Skip to content

ADR-0677: AI Dataset Fetch Manifests

  • Status: Accepted
  • Date: 2026-05-21
  • Deciders: Lusoris, Codex
  • Tags: ai, datasets, provenance, training, fork-local

Context

ADR-0661 made AI run provenance a shared schema. ADR-0668 through ADR-0676 then applied that schema to derived feature tables, corpus JSONL boundaries, legacy trainer-input builders, source MOS adapters, and materializer batches. Two older fetch helpers still sat before that evidence chain:

  • fetch_konvid_1k.py downloads and extracts the KoNViD-1k videos/metadata archives used by early NR and learned-filter work.
  • fetch_youtube_ugc_subset.py selects the smallest complete YouTube-UGC VP9 4-tuples and writes a content manifest used by the vmaf_tiny_v5 / UGC expansion experiments.

Both scripts create operator-local, gitignored inputs. Without a replay manifest, later feature tables and model cards can cite a corpus root but not the exact fetch selection, archive URLs, row cap, or output bundle that seeded the run.

Decision

Add deterministic run-manifest sidecars to both fetch helpers:

  • fetch_konvid_1k.py writes <root>/fetch_manifest.json by default and accepts --manifest-out PATH.
  • fetch_youtube_ugc_subset.py preserves the existing --manifest content manifest and adds --run-manifest-out PATH, defaulting to <manifest>.run-manifest.json.

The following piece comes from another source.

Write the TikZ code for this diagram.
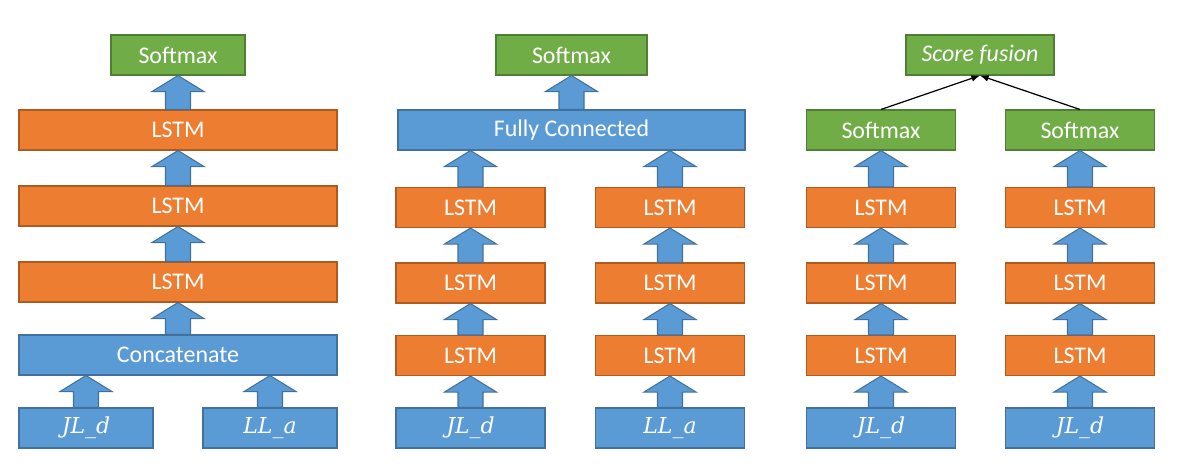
\documentclass[tikz,border=0pt]{standalone}
\usepackage{fontspec}
\setmainfont{Carlito}
\newfontfamily\featfont{DejaVu Serif}
\usetikzlibrary{calc}
\definecolor{smgreen}{HTML}{70AD47}
\definecolor{smgreendk}{HTML}{507E32}
\definecolor{lstmorange}{HTML}{ED7D31}
\definecolor{lstmorangedk}{HTML}{AE5A21}
\definecolor{featblue}{HTML}{5B9BD5}
\definecolor{featbluedk}{HTML}{41719C}
\newcommand{\blockup}[2]{%
	\filldraw[blockarr] ($(#1.north)+(-0.25,0)$) -- ($(#1.north |- #2.south)+(-0.25,-0.32)$) -- ($(#1.north |- #2.south)+(-0.52,-0.32)$) -- (#1.north |- #2.south) -- ($(#1.north |- #2.south)+(0.52,-0.32)$) -- ($(#1.north |- #2.south)+(0.25,-0.32)$) -- ($(#1.north)+(0.25,0)$) -- cycle;}
\newcommand{\featname}[1]{{\featfont\itshape\fontsize{12.5}{15}\selectfont #1}}
\begin{document}
\begin{tikzpicture}[font=\fontsize{13.6}{16}\selectfont,
	box/.style={draw, line width=0.6pt, text=white, minimum height=0.8cm, inner sep=0pt},
	soft/.style={box, fill=smgreen, draw=smgreendk},
	lstm/.style={box, fill=lstmorange, draw=lstmorangedk},
	feat/.style={box, fill=featblue, draw=featbluedk},
	blockarr/.style={fill=featblue, draw=featbluedk, line width=0.6pt}]
	\useasboundingbox (0,0) rectangle (23.72,9.4);
	
	\node[soft, minimum width=2.68cm] (sm1) at (3.56,8.3) {Softmax};
	\node[lstm, minimum width=6.36cm] (la1) at (3.56,6.8) {LSTM};
	\node[lstm, minimum width=6.36cm] (la2) at (3.56,5.28) {LSTM};
	\node[lstm, minimum width=6.36cm] (la3) at (3.56,3.76) {LSTM};
	\node[feat, minimum width=6.36cm] (cat) at (3.56,2.3) {Concatenate};
	\node[feat, minimum width=2.68cm] (jla) at (1.72,0.84) {\featname{JL\_d}};
	\node[feat, minimum width=2.68cm] (lla) at (5.4,0.84) {\featname{LL\_a}};
	\blockup{jla}{cat}
	\blockup{lla}{cat}
	\blockup{cat}{la3}
	\blockup{la3}{la2}
	\blockup{la2}{la1}
	\blockup{la1}{sm1}
	
	\node[soft, minimum width=3.02cm] (sm2) at (11.43,8.3) {Softmax};
	\node[feat, minimum width=6.94cm] (fc) at (11.43,6.8) {Fully Connected};
	\node[lstm, minimum width=2.98cm] (lb1) at (9.41,5.25) {LSTM};
	\node[lstm, minimum width=2.98cm] (lb2) at (9.41,3.74) {LSTM};
	\node[lstm, minimum width=2.98cm] (lb3) at (9.41,2.29) {LSTM};
	\node[feat, minimum width=2.98cm] (jlb) at (9.41,0.84) {\featname{JL\_d}};
	\node[lstm, minimum width=2.98cm] (lc1) at (13.4,5.25) {LSTM};
	\node[lstm, minimum width=2.98cm] (lc2) at (13.4,3.74) {LSTM};
	\node[lstm, minimum width=2.98cm] (lc3) at (13.4,2.29) {LSTM};
	\node[feat, minimum width=2.98cm] (llb) at (13.4,0.84) {\featname{LL\_a}};
	\blockup{jlb}{lb3}
	\blockup{lb3}{lb2}
	\blockup{lb2}{lb1}
	\blockup{lb1}{fc}
	\blockup{llb}{lc3}
	\blockup{lc3}{lc2}
	\blockup{lc2}{lc1}
	\blockup{lc1}{fc}
	\blockup{fc}{sm2}
	
	\node[soft, minimum width=2.96cm] (sf) at (19.6,8.3) {\itshape Score fusion};
	\node[soft, minimum width=2.98cm] (sm3) at (17.62,6.8) {Softmax};
	\node[lstm, minimum width=2.98cm] (ld1) at (17.62,5.25) {LSTM};
	\node[lstm, minimum width=2.98cm] (ld2) at (17.62,3.74) {LSTM};
	\node[lstm, minimum width=2.98cm] (ld3) at (17.62,2.29) {LSTM};
	\node[feat, minimum width=2.98cm] (jlc) at (17.62,0.84) {\featname{JL\_d}};
	\node[soft, minimum width=2.98cm] (sm4) at (21.6,6.8) {Softmax};
	\node[lstm, minimum width=2.98cm] (le1) at (21.6,5.25) {LSTM};
	\node[lstm, minimum width=2.98cm] (le2) at (21.6,3.74) {LSTM};
	\node[lstm, minimum width=2.98cm] (le3) at (21.6,2.29) {LSTM};
	\node[feat, minimum width=2.98cm] (jld) at (21.6,0.84) {\featname{JL\_d}};
	\blockup{jlc}{ld3}
	\blockup{ld3}{ld2}
	\blockup{ld2}{ld1}
	\blockup{ld1}{sm3}
	\blockup{jld}{le3}
	\blockup{le3}{le2}
	\blockup{le2}{le1}
	\blockup{le1}{sm4}
	\draw[-latex, line width=0.7pt] (sm3.north) -- (sf.south);
	\draw[-latex, line width=0.7pt] (sm4.north) -- (sf.south);
\end{tikzpicture}
\end{document}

Both sidecars reuse aiutils.run_manifest.build_run_provenance() and record dataset identity, effective selection/download configuration, output paths, and relevant counters. The YouTube helper keeps run metadata out of the existing stem-to-files content manifest so existing consumers do not need a row schema change.

Alternatives considered

Option Pros Cons Why not chosen
Add fetch-side run manifests Closes the evidence gap before corpus conversion; reuses ADR-0661; no row-schema changes Adds one more sidecar per fetch run Chosen
Put run metadata into the YouTube content manifest Single artifact Breaks the simple stem -> {orig,cbr,vod,vodlb} shape existing callers expect Rejected
Only document shell commands No code change Shell history is not durable evidence and cannot be cited by later model cards Rejected
Defer until next full data refresh Avoids a small PR now The fetch gap would keep producing anonymous local inputs during the current AI refresh Rejected

Consequences

  • Positive: KoNViD and YouTube-UGC downloaded corpus roots can now be replayed or audited from a durable JSON sidecar before any extraction step.
  • Negative: Operators will see an additional gitignored JSON file beside fetch outputs.
  • Neutral / follow-ups: Regenerate local fetch manifests when refreshing KoNViD-1k or the YouTube-UGC subset before promoted model-card updates.

References

  • ADR-0661 — shared AI run provenance.
  • ADR-0668 — derived table manifests.
  • ADR-0676 — MOS corpus adapter manifests.
  • Source: req — "so all, netflix, regressors, encoders etc... everything we did so far needs updates"
  • Source: req — "well next backlog batch"